Александр Филиппов: Именно. Вопрос не просто в том, что есть право и есть случай его нарушения. Вопрос не в том, вижу ли я, что право нарушено. Вопрос в том, как трактуются соответствующие действия, в том числе теми странами, которые признают значение международного права и вступили на это риторическое поле. Если бы эти страны игнорировали международное право, можно было бы сказать: видите, они забыли о его существовании. И играть от этого. А они не забыли. Они прекрасно помнят о его существовании. Они ищут те или иные аргументы в рамках этого международного права. И что тогда остается в распоряжении тех, кто всего лишь говорит: мир должен быть устроен как сообщество суверенных государств, а здесь суверенитет нарушен? С точки зрения ценностной концепции, концепции легитимности, тот, кто перетягивает на себя одеяло международного права, перетягивает на себя и необходимость его интерпретации. Чтобы усилить свои позиции в публичном разговоре, нужно понимать, как он устроен. Сегодняшний разговор должен быть устроен с учетом того, как трактуется, интерпретируется международное право влиятельными силами с позиции ценностной легитимности. Что делать, если вам показывают очередное количество сообщений про творимые очередным диктатором ужасы и говорят – как же так, неужели вы согласны, чтобы такое чудовище и дальше сидело в своем кресле? То, что чудовище сидит в кресле по законам своей страны и если его из этого кресла вынуть, то погибнет еще столько же, если не больше людей – этот аргумент не работает. Можно негодовать по этому поводу, можно рыдать. Но нужны другие дополнительные аргументы. При нынешнем раскладе чудовище все равно выглядит как чудовище. И все его законы не имеют никакой ценности в глазах внешнего наблюдателя.

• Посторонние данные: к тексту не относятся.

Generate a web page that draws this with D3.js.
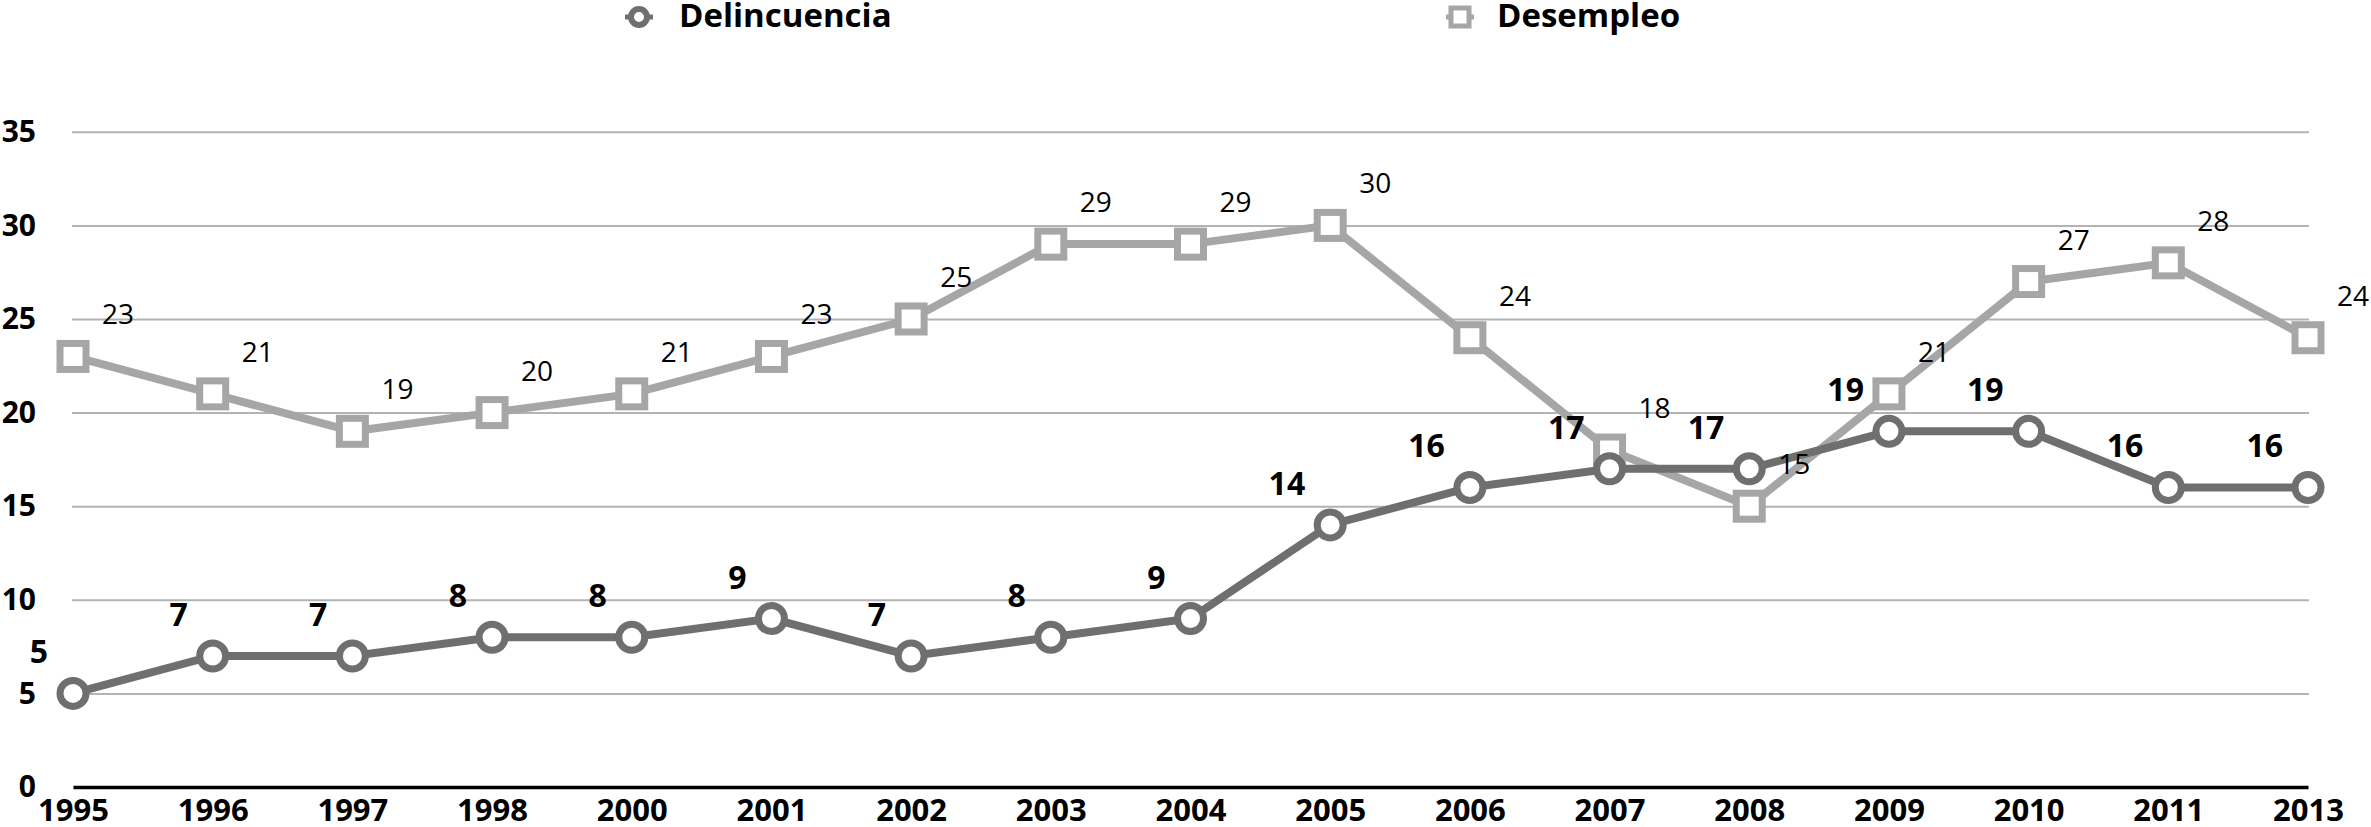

Любовь Ульянова: По каким причинам легитимизм сегодня в России является позицией власти, но не находит поддержки ни в патриотическом лагере, ни в западническом?
Александр Филиппов: Я уже сказал, что не очень хотел бы называть это легитимизмом. В нашей стране легитимистами следовало бы называть тех, кто хочет восстановления династии Романовых. Но если говорить о том, что все время повторяется разговор о легитимной власти, о легитимности, которой противопоставляются нелегитимные революции, здесь, повторю, все дело в путанице легитимности и легальности. Считается, что если всё идет вроде бы по закону, то все должны быть уверены, что всё правильно и хорошо. То есть выборы проходят в свои сроки, ничего не отменяется, все довольны, все наслаждаются законом и порядком. А если кто-то считает, что выборы, например, прошли не по закону, то на это следует ответ – обращайтесь в суд. Это ведь споры о легитимности внутри общей конструкции легальности. Идет спор о легальности, который всегда выигрывает действующая власть. Суд принимает единственно правильное решение – всё прошло по закону. Именно об этом когда-то писал Шмитт: действующая власть получает «премию за легальность». Все схвачено, везде расставлены правильные люди, все позиции зафиксированы, на первый взгляд, все формальные требования соблюдены, а если даже не соблюдены, то нет инстанции, которая позволила бы их оспорить. Это было написано в июле 1932 года, но достаточно свежо звучит и сейчас в разных странах. Если дела идут неплохо, то легальность такого рода – хорошее дополнение к общей уверенности в справедливости, законности, благом устройстве политического мира, то есть в легитимности. Но бывает так, что удовольствие уходит, представление о достоинстве и ценностях не совпадает с представлением о том, как реально обстоят дела. Это приводит к расхождениям между стихийно формирующимся представлениями о легитимности власти и ее уверенности в том, что путем легальных процедур «все схвачено». В этой ситуации нужны особые усилия, чтобы в легальности видели гарантию легитимности, то есть того, что дела будут идти не только по закону, но и по справедливости.